┌──

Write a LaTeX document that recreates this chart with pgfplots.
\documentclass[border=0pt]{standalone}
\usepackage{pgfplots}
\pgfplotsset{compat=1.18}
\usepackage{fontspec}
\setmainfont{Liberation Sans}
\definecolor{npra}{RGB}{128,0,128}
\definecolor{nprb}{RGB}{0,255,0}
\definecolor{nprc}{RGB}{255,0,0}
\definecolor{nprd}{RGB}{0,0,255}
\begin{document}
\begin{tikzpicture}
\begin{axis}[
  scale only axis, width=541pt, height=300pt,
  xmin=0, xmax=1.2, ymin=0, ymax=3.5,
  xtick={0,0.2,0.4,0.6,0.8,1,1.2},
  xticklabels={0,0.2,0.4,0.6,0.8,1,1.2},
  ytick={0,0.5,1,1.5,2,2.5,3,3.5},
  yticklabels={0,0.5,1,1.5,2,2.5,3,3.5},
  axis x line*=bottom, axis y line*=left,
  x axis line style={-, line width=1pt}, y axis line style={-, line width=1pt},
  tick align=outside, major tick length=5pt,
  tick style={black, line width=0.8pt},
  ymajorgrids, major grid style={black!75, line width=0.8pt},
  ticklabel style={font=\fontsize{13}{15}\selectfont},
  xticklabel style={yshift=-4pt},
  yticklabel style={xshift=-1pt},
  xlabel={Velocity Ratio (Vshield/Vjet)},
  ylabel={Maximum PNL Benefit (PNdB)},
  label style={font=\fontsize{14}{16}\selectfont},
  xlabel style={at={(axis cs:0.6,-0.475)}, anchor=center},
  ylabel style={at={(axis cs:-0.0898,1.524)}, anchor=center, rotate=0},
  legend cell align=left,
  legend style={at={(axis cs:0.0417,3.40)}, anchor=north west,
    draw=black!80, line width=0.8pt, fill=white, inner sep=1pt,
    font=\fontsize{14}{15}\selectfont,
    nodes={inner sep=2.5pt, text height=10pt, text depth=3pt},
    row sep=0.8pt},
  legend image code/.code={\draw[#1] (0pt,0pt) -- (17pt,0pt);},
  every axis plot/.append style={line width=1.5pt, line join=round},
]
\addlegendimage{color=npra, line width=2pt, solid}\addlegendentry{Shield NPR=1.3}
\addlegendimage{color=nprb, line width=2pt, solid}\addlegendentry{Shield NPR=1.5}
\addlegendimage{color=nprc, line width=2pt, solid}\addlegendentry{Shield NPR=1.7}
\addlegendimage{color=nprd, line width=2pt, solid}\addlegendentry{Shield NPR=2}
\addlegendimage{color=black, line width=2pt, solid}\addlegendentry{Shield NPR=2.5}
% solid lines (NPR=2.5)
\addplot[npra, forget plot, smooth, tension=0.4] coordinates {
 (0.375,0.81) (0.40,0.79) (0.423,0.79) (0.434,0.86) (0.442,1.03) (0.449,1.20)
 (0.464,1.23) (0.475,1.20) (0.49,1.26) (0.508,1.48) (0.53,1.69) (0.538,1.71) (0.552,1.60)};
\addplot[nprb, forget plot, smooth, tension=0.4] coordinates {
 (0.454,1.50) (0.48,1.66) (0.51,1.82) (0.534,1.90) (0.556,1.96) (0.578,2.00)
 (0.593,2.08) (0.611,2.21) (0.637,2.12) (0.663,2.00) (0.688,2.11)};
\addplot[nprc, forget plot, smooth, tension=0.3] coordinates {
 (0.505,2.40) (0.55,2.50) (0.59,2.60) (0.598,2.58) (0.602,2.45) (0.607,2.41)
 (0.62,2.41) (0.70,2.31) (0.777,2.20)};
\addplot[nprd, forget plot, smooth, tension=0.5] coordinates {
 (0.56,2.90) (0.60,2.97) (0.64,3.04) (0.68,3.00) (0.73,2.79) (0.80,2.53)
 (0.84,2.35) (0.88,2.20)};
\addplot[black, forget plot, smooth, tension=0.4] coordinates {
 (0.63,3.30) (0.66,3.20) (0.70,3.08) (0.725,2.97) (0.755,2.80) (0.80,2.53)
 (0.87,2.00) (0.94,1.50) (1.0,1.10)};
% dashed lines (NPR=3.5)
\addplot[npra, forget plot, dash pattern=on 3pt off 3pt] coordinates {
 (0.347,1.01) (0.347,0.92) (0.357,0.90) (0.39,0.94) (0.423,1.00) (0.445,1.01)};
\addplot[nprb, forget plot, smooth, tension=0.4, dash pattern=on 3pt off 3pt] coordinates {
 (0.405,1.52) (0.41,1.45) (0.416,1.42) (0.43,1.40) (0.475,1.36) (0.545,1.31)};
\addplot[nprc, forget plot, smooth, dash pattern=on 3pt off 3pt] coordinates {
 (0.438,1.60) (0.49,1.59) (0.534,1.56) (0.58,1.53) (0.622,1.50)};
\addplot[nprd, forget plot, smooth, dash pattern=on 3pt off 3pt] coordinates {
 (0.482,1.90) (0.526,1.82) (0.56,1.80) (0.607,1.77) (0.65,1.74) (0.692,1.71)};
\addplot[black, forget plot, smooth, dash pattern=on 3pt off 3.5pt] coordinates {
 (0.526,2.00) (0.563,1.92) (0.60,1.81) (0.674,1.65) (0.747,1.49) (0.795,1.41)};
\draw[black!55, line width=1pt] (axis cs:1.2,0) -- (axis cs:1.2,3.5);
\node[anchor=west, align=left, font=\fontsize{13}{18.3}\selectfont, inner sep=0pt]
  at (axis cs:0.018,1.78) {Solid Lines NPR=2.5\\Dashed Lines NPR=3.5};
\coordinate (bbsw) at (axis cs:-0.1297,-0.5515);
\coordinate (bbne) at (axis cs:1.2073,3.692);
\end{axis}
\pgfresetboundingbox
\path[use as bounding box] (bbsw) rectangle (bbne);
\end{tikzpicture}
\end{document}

└──

Short problem: Set out the complete listing exactly as shown.

Complete response:
Write a LaTeX document that recreates this chart with pgfplots.
\documentclass[border=0pt]{standalone}
\usepackage{pgfplots}
\pgfplotsset{compat=1.18}
\usepackage{fontspec}
\setmainfont{Liberation Sans}
\definecolor{npra}{RGB}{128,0,128}
\definecolor{nprb}{RGB}{0,255,0}
\definecolor{nprc}{RGB}{255,0,0}
\definecolor{nprd}{RGB}{0,0,255}
\begin{document}
\begin{tikzpicture}
\begin{axis}[
  scale only axis, width=541pt, height=300pt,
  xmin=0, xmax=1.2, ymin=0, ymax=3.5,
  xtick={0,0.2,0.4,0.6,0.8,1,1.2},
  xticklabels={0,0.2,0.4,0.6,0.8,1,1.2},
  ytick={0,0.5,1,1.5,2,2.5,3,3.5},
  yticklabels={0,0.5,1,1.5,2,2.5,3,3.5},
  axis x line*=bottom, axis y line*=left,
  x axis line style={-, line width=1pt}, y axis line style={-, line width=1pt},
  tick align=outside, major tick length=5pt,
  tick style={black, line width=0.8pt},
  ymajorgrids, major grid style={black!75, line width=0.8pt},
  ticklabel style={font=\fontsize{13}{15}\selectfont},
  xticklabel style={yshift=-4pt},
  yticklabel style={xshift=-1pt},
  xlabel={Velocity Ratio (Vshield/Vjet)},
  ylabel={Maximum PNL Benefit (PNdB)},
  label style={font=\fontsize{14}{16}\selectfont},
  xlabel style={at={(axis cs:0.6,-0.475)}, anchor=center},
  ylabel style={at={(axis cs:-0.0898,1.524)}, anchor=center, rotate=0},
  legend cell align=left,
  legend style={at={(axis cs:0.0417,3.40)}, anchor=north west,
    draw=black!80, line width=0.8pt, fill=white, inner sep=1pt,
    font=\fontsize{14}{15}\selectfont,
    nodes={inner sep=2.5pt, text height=10pt, text depth=3pt},
    row sep=0.8pt},
  legend image code/.code={\draw[#1] (0pt,0pt) -- (17pt,0pt);},
  every axis plot/.append style={line width=1.5pt, line join=round},
]
\addlegendimage{color=npra, line width=2pt, solid}\addlegendentry{Shield NPR=1.3}
\addlegendimage{color=nprb, line width=2pt, solid}\addlegendentry{Shield NPR=1.5}
\addlegendimage{color=nprc, line width=2pt, solid}\addlegendentry{Shield NPR=1.7}
\addlegendimage{color=nprd, line width=2pt, solid}\addlegendentry{Shield NPR=2}
\addlegendimage{color=black, line width=2pt, solid}\addlegendentry{Shield NPR=2.5}
% solid lines (NPR=2.5)
\addplot[npra, forget plot, smooth, tension=0.4] coordinates {
 (0.375,0.81) (0.40,0.79) (0.423,0.79) (0.434,0.86) (0.442,1.03) (0.449,1.20)
 (0.464,1.23) (0.475,1.20) (0.49,1.26) (0.508,1.48) (0.53,1.69) (0.538,1.71) (0.552,1.60)};
\addplot[nprb, forget plot, smooth, tension=0.4] coordinates {
 (0.454,1.50) (0.48,1.66) (0.51,1.82) (0.534,1.90) (0.556,1.96) (0.578,2.00)
 (0.593,2.08) (0.611,2.21) (0.637,2.12) (0.663,2.00) (0.688,2.11)};
\addplot[nprc, forget plot, smooth, tension=0.3] coordinates {
 (0.505,2.40) (0.55,2.50) (0.59,2.60) (0.598,2.58) (0.602,2.45) (0.607,2.41)
 (0.62,2.41) (0.70,2.31) (0.777,2.20)};
\addplot[nprd, forget plot, smooth, tension=0.5] coordinates {
 (0.56,2.90) (0.60,2.97) (0.64,3.04) (0.68,3.00) (0.73,2.79) (0.80,2.53)
 (0.84,2.35) (0.88,2.20)};
\addplot[black, forget plot, smooth, tension=0.4] coordinates {
 (0.63,3.30) (0.66,3.20) (0.70,3.08) (0.725,2.97) (0.755,2.80) (0.80,2.53)
 (0.87,2.00) (0.94,1.50) (1.0,1.10)};
% dashed lines (NPR=3.5)
\addplot[npra, forget plot, dash pattern=on 3pt off 3pt] coordinates {
 (0.347,1.01) (0.347,0.92) (0.357,0.90) (0.39,0.94) (0.423,1.00) (0.445,1.01)};
\addplot[nprb, forget plot, smooth, tension=0.4, dash pattern=on 3pt off 3pt] coordinates {
 (0.405,1.52) (0.41,1.45) (0.416,1.42) (0.43,1.40) (0.475,1.36) (0.545,1.31)};
\addplot[nprc, forget plot, smooth, dash pattern=on 3pt off 3pt] coordinates {
 (0.438,1.60) (0.49,1.59) (0.534,1.56) (0.58,1.53) (0.622,1.50)};
\addplot[nprd, forget plot, smooth, dash pattern=on 3pt off 3pt] coordinates {
 (0.482,1.90) (0.526,1.82) (0.56,1.80) (0.607,1.77) (0.65,1.74) (0.692,1.71)};
\addplot[black, forget plot, smooth, dash pattern=on 3pt off 3.5pt] coordinates {
 (0.526,2.00) (0.563,1.92) (0.60,1.81) (0.674,1.65) (0.747,1.49) (0.795,1.41)};
\draw[black!55, line width=1pt] (axis cs:1.2,0) -- (axis cs:1.2,3.5);
\node[anchor=west, align=left, font=\fontsize{13}{18.3}\selectfont, inner sep=0pt]
  at (axis cs:0.018,1.78) {Solid Lines NPR=2.5\\Dashed Lines NPR=3.5};
\coordinate (bbsw) at (axis cs:-0.1297,-0.5515);
\coordinate (bbne) at (axis cs:1.2073,3.692);
\end{axis}
\pgfresetboundingbox
\path[use as bounding box] (bbsw) rectangle (bbne);
\end{tikzpicture}
\end{document}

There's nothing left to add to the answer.